When it comes to understanding how substances like silver chloride (\( \mathrm{AgCl} \)) dissolve, we need to look at the dissolution equation. This is essentially a chemical equation that shows how the solid compound breaks apart in a solution. For \( \mathrm{AgCl} \), the equation is: \[ \text{AgCl}_{(s)} \rightleftharpoons \text{Ag}^+_{(aq)} + \text{Cl}^-_{(aq)} \].

This equation tells us that when \( \mathrm{AgCl} \) dissolves in water, each molecule will separate into one silver ion (\( \text{Ag}^+ \)) and one chloride ion (\( \text{Cl}^- \)). This one-to-one ratio is crucial for simplifying the calculation of solubility since each dissolved molecule of \( \mathrm{AgCl} \) gives one unit each of \( \text{Ag}^+ \) and \( \text{Cl}^- \). Understanding this concept lays the foundation for calculating the solubility in terms of moles per litre, which we'll dive into next.

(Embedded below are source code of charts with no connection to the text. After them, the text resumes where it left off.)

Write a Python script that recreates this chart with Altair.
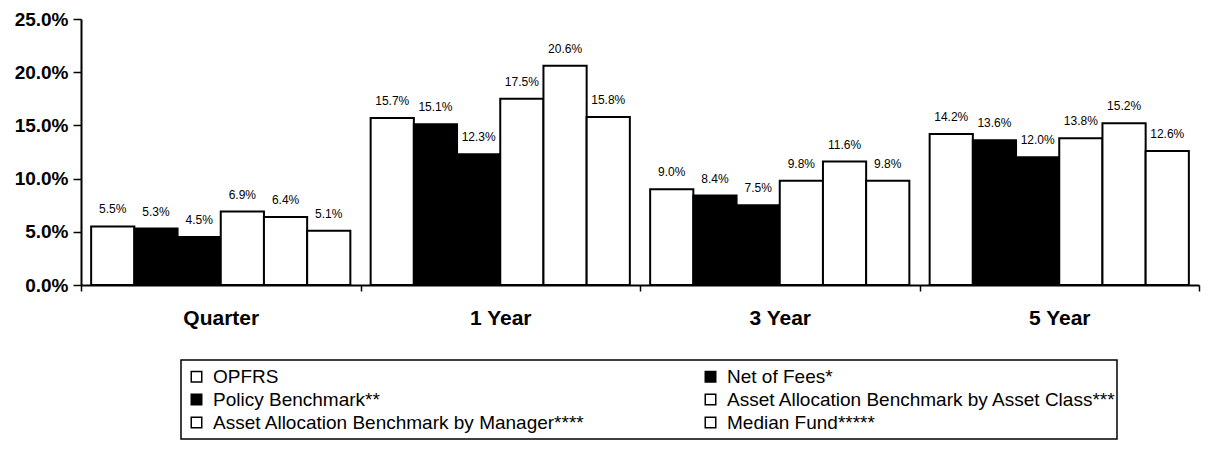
import altair as alt
import pandas as pd

groups = ["Quarter", "1 Year", "3 Year", "5 Year"]
series = [
    "OPFRS",
    "Net of Fees*",
    "Policy Benchmark**",
    "Asset Allocation Benchmark by Asset Class***",
    "Asset Allocation Benchmark by Manager****",
    "Median Fund*****",
]
opfrs = [5.5, 15.7, 9.0, 14.2]
net_of_fees = [5.3, 15.1, 8.4, 13.6]
policy_benchmark = [4.5, 12.3, 7.5, 12.0]
aa_by_class = [6.9, 17.5, 9.8, 13.8]
aa_by_manager = [6.4, 20.6, 11.6, 15.2]
median_fund = [5.1, 15.8, 9.8, 12.6]
fills = ["white", "black", "black", "white", "white", "white"]
y_ticks = [0, 5, 10, 15, 20, 25]

rows = []
for s, vals in zip(series, [opfrs, net_of_fees, policy_benchmark, aa_by_class, aa_by_manager, median_fund]):
    for g, v in zip(groups, vals):
        rows.append({"group": g, "series": s, "value": v})
df = pd.DataFrame(rows)

FONT = "Liberation Sans"

base = alt.Chart(df).encode(
    x=alt.X(
        "group:N",
        sort=groups,
        scale=alt.Scale(paddingInner=0, paddingOuter=0),
        axis=alt.Axis(
            title=None, labelAngle=0, labelFont=FONT, labelFontWeight="bold",
            labelFontSize=21, labelColor="black", labelBaseline="top",
            domainColor="black", domainWidth=2, tickColor="black", tickSize=6,
            tickWidth=1.5, tickBand="extent", labelPadding=16,
        ),
    ),
    xOffset=alt.XOffset("series:N", sort=series, scale=alt.Scale(paddingInner=0, paddingOuter=0.235)),
    y=alt.Y(
        "value:Q",
        scale=alt.Scale(domain=[0, 25], nice=False),
        axis=alt.Axis(
            title=None, values=y_ticks, grid=False,
            labelExpr="format(datum.value, '.1f') + '%'",
            labelFont=FONT, labelFontWeight="bold", labelFontSize=19, labelColor="black",
            domainColor="black", domainWidth=2, tickColor="black", tickSize=8,
            tickWidth=1.5, labelPadding=5,
        ),
    ),
)

bars = base.mark_bar(stroke="black", strokeWidth=2).encode(
    color=alt.Color(
        "series:N",
        sort=series,
        scale=alt.Scale(domain=series, range=fills),
        legend=alt.Legend(
            title=None, orient="none", legendX=106, legendY=348, columns=2,
            direction="horizontal",
            columnPadding=116, rowPadding=3, padding=0,
            symbolType="square", symbolSize=110, symbolStrokeColor="black",
            symbolStrokeWidth=1.5, labelFont=FONT, labelFontSize=19,
            labelColor="black", labelLimit=0, labelOffset=7,
        ),
    ),
)

labels = base.mark_text(font=FONT, fontSize=12, baseline="middle", dy=-17, color="black").transform_calculate(
    label="format(datum.value, '.1f') + '%'"
).encode(text="label:N")

box = alt.Chart(pd.DataFrame({"box": [0]})).mark_rect(
    fill=None, stroke="black", strokeWidth=1.5
).encode(
    x=alt.value(100), x2=alt.value(1036), y=alt.value(341), y2=alt.value(420)
)

chart = alt.layer(bars, labels, box).properties(
    width=1118, height=266,
    padding={"left": 6, "top": 2, "right": 2, "bottom": 2},
    background="white",
).configure_view(stroke=None)

chart.save("out.html", embed_options={"renderer": "svg", "actions": False})
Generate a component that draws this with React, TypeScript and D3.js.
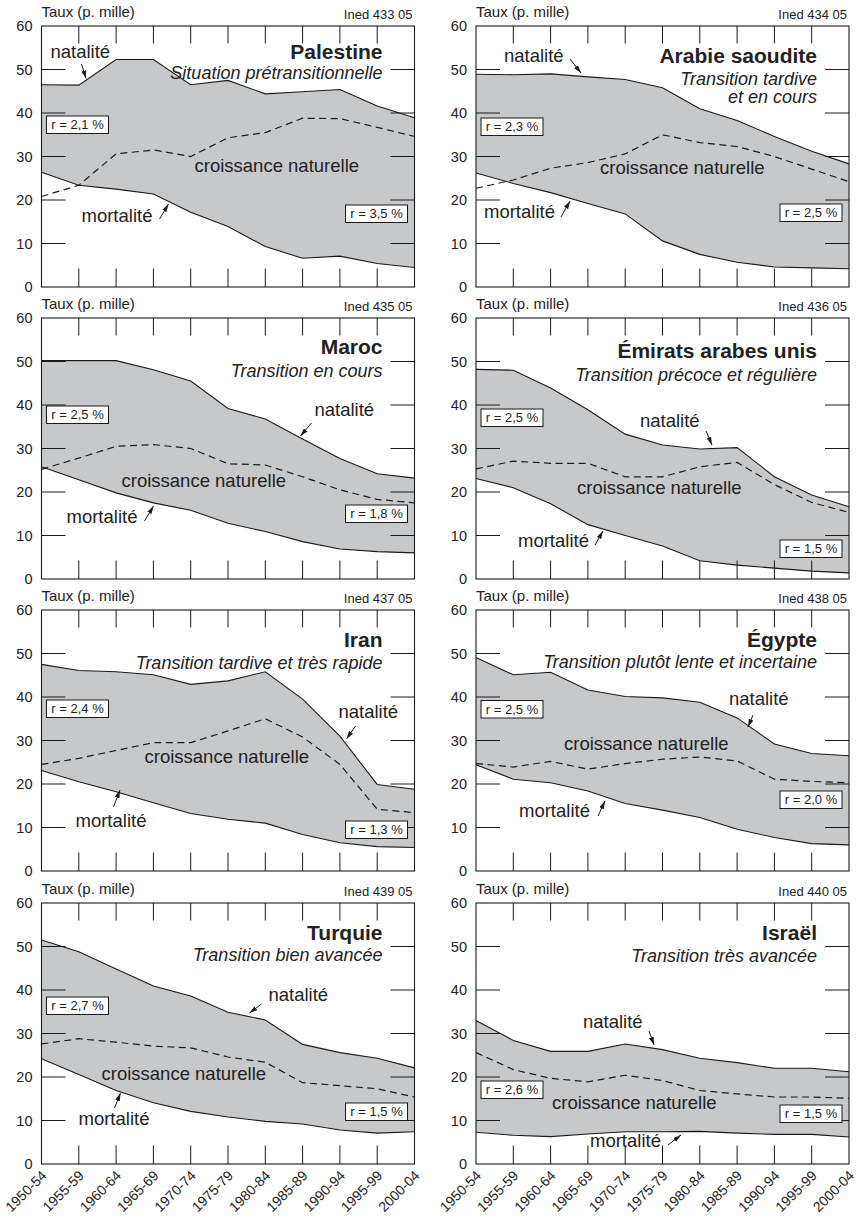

The concept of moles per litre, often referred to as molarity, is a measure of the concentration of a solute in a solution. It is defined as the number of moles of solute divided by the volume of the solution in litres.

To calculate the solubility of \( \mathrm{AgCl} \), we use the solubility product (\( K_{sp} \)) which is given as \( 1.56 \times 10^{-10} \). For \( \mathrm{AgCl} \), the solubility (\( s \)) expresses the molarity of \( \text{Ag}^+ \) and \( \text{Cl}^- \) that results from the dissolved salt:

• For \( \text{Ag}^+ \), \( [\text{Ag}^+] = s \)
• For \( \text{Cl}^- \), \( [\text{Cl}^-] = s \)

The relationship between the ions in solution reflects the solubility product equation, \( K_{sp} = s^2 \), which represents the product of the molar concentrations of the ions at equilibrium. This is why knowing the units and understanding molarity is essential for calculating solubility.

Finding the solubility of \( \mathrm{AgCl} \) requires solving for \( s \) from the expression \( K_{sp} = s^2 \). This is where square root calculations come in. The unique thing about this calculation is it allows us to determine the concentration of ions needed to reach equilibrium in a solution.

By substituting the given \( K_{sp} \) of \( 1.56 \times 10^{-10} \) into \( s^2 \), we solve for \( s \) by calculating:\[ s = \sqrt{1.56 \times 10^{-10}} \].

This calculation gives us the solubility of \( \mathrm{AgCl} \), which is \( 1.249 \times 10^{-5} \text{ mol/L} \), meaning at saturation, there are \( 1.249 \times 10^{-5} \) moles of \( \mathrm{AgCl} \) dissolved per litre of solution. Solving square roots might need a calculator, but it's an essential step in finding how much \( \mathrm{AgCl} \) can be prepared in a \( 1 \text{ L} \) solution.